Some of what follows may be considered mild spoilers, so hit "page down" a few times if you want to avoid them! I don't think anything I've typed will ruin the book or any of the suspense for you, but here's fair warning, just in case! Enjoy these kitty pictures in the meantime. (nothing says "Spoilers ahead" like kitties, eh?)
Ready? Zampano does not exist. Johnny Truant clearly suffers from serious mental illness, quite possibly the schizophrenia that plagued his mother. There are numerous occasions in JT's footnotes where he does and creates things completely independently of his conscious mind. I'm convinced that Zampano, and therefore the original HOL manuscript itself, is an unconscious creation of JT's. There are several things here and there that support this interpretation, but the main piece of evidence that sticks out to me is this: We are told again and again that Zampano is blind. His blindness is not something that happened recently. How does a blind man watch a film and describe so precisely every last visual element in the film, to the point of fauning over Navidson's exquisite composition of every shot in which he is in control of the camera? The vast majority of Zampano's contributions are firmly based in the realm of the visual, to which Zampano did not have access. A weak argument could be made that the film was intricately described for him, but such an argument seems so feeble that it carries no weight.

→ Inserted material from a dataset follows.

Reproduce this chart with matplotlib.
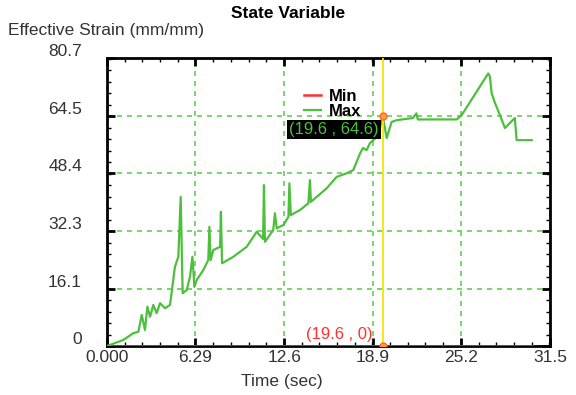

So, that brings us back to my original declaration: Zampano does not exist. This casts everything in an incredibly suspicious light, and indeed, the entire book can easily be dismissed as a work of pure fiction(the book is obviously fiction, of course, but we're talking about what's what within the world of the book itself, so bear with me here). Like all theories about this book, this does leave some loose ends. For instance, what about the hidden message to Zampano in one of the letters JT's mother writes to him from the mental institution? Could be dismissed as pure coincidence, of course. But maybe not, and it can still work with this theory. Many of the people and events he relates are surely fictional, and that could easily extend to the letters from his mother. Creating these letters himself, unbeknownst to himself, such coded messages were inserted by his subconscious mind to help perpetuate his false reality.
This theory also means that the Navidson record is almost certainly a creation of JT's mental illness as well. This covers all the bases, including why the film apparently does not actually exist, why none of the celebrities who supposedly commented on the film have ever heard of it when JT contacts them, and why a great many of the sources cited in the manuscript do not exist. The whole thing is the result of the inner workings of a complex and damaged mind.
END OF POTENTIAL SPOILER AREA
That's what I took from the book. I'm sure you have your own theories if you've read it, and they may well blow mine out of the water. However you interpret the material this books presents to you, it's a fun exercise. Any work that draws the reader in and involves them to such a degree is truly something special, and anyone with an interest in the horror genre-- though this book truly straddles several genres-- owes it to themselves to check it out. It took me a long time to get to it, but I'm damn glad I did.